### Data excerpt:
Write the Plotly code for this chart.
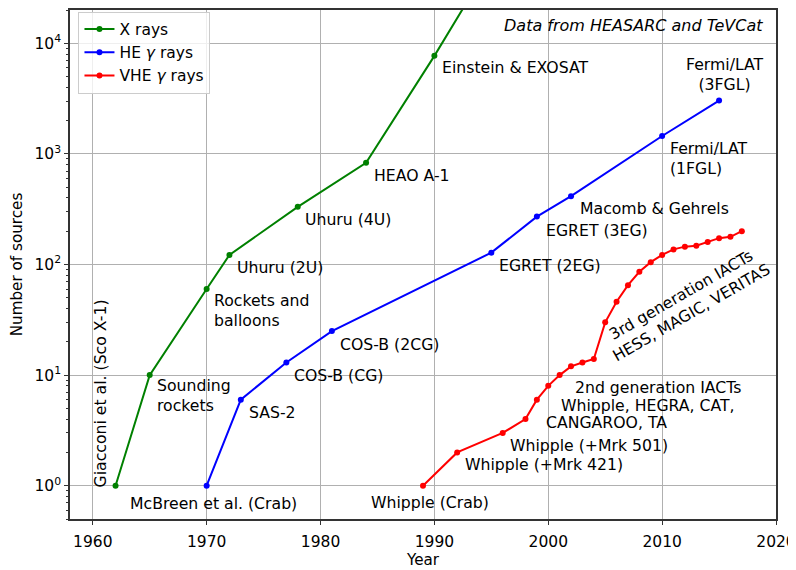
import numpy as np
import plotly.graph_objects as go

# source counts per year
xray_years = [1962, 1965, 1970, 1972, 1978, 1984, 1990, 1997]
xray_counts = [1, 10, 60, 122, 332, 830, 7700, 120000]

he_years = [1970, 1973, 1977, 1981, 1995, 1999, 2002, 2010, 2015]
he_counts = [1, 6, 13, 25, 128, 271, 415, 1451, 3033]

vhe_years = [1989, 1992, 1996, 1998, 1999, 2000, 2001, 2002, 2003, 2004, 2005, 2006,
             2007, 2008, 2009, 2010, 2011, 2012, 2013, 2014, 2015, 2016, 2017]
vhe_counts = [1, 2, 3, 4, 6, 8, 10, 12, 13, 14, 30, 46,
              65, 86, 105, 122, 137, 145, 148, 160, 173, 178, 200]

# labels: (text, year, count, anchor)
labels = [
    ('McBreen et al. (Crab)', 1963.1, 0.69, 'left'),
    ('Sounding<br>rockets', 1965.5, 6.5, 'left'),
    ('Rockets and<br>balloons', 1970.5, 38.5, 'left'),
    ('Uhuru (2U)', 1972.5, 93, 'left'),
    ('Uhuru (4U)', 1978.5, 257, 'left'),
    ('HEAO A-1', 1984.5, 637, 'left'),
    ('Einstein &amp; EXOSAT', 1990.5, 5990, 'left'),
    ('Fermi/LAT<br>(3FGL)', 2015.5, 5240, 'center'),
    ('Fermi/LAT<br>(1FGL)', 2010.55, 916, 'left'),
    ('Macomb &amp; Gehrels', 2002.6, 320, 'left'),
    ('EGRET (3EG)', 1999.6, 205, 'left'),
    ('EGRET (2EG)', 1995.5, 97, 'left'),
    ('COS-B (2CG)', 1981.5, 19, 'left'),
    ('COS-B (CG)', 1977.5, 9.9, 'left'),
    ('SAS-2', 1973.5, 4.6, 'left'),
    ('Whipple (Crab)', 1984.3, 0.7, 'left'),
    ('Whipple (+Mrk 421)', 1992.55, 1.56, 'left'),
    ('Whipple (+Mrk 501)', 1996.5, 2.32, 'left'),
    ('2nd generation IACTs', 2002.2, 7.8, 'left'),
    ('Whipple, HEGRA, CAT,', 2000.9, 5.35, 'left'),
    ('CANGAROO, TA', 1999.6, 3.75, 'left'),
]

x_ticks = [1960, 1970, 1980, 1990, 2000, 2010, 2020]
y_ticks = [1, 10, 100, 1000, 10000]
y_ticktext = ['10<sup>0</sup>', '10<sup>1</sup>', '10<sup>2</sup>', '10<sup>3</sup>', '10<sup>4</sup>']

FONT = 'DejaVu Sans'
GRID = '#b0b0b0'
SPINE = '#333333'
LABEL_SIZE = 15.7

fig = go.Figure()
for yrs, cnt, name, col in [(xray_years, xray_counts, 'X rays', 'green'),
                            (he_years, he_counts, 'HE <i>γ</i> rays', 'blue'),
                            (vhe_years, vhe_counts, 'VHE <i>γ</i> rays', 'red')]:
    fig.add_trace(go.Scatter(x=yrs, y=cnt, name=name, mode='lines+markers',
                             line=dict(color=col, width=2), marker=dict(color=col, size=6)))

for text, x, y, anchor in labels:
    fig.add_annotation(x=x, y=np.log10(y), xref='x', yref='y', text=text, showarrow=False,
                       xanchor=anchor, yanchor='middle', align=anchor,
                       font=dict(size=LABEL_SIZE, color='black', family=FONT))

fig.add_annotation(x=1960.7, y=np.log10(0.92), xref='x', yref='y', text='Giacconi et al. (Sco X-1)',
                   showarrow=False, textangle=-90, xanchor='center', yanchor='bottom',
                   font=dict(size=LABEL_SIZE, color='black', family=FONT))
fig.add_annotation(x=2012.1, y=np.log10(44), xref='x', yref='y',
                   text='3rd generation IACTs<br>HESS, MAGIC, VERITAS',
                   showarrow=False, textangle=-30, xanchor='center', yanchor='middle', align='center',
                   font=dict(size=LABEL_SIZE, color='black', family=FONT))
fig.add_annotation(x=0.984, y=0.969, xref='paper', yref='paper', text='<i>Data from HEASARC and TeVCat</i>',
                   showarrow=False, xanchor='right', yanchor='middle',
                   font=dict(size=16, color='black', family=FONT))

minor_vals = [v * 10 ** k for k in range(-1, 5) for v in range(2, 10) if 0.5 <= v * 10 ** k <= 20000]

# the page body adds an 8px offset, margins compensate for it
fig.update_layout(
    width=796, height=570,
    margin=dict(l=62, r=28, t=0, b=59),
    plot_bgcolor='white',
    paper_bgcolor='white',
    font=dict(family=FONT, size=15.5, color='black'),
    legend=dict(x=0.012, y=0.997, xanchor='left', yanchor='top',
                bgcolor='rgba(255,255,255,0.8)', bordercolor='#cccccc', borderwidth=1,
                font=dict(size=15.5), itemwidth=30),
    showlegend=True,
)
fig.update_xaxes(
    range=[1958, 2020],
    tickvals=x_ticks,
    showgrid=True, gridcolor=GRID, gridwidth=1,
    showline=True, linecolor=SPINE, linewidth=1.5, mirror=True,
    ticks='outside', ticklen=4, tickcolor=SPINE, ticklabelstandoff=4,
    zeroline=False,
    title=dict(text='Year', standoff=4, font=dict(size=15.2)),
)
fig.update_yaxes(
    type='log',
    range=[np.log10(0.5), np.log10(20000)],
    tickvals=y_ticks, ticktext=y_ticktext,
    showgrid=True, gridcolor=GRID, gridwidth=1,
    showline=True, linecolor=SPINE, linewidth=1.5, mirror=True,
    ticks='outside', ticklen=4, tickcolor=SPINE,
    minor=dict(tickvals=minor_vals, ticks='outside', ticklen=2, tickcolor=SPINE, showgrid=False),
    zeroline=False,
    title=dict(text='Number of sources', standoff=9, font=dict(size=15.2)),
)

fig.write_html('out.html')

### Description of the task:
Reproduce only the lines from the beginning of the data through the line that contains "xray_counts = [1, 10, 60, 122, 332, 830, 7700, 120000]", both included, and please drop the pictures.

### Worked solution:
Write the Plotly code for this chart.
import numpy as np
import plotly.graph_objects as go

# source counts per year
xray_years = [1962, 1965, 1970, 1972, 1978, 1984, 1990, 1997]
xray_counts = [1, 10, 60, 122, 332, 830, 7700, 120000]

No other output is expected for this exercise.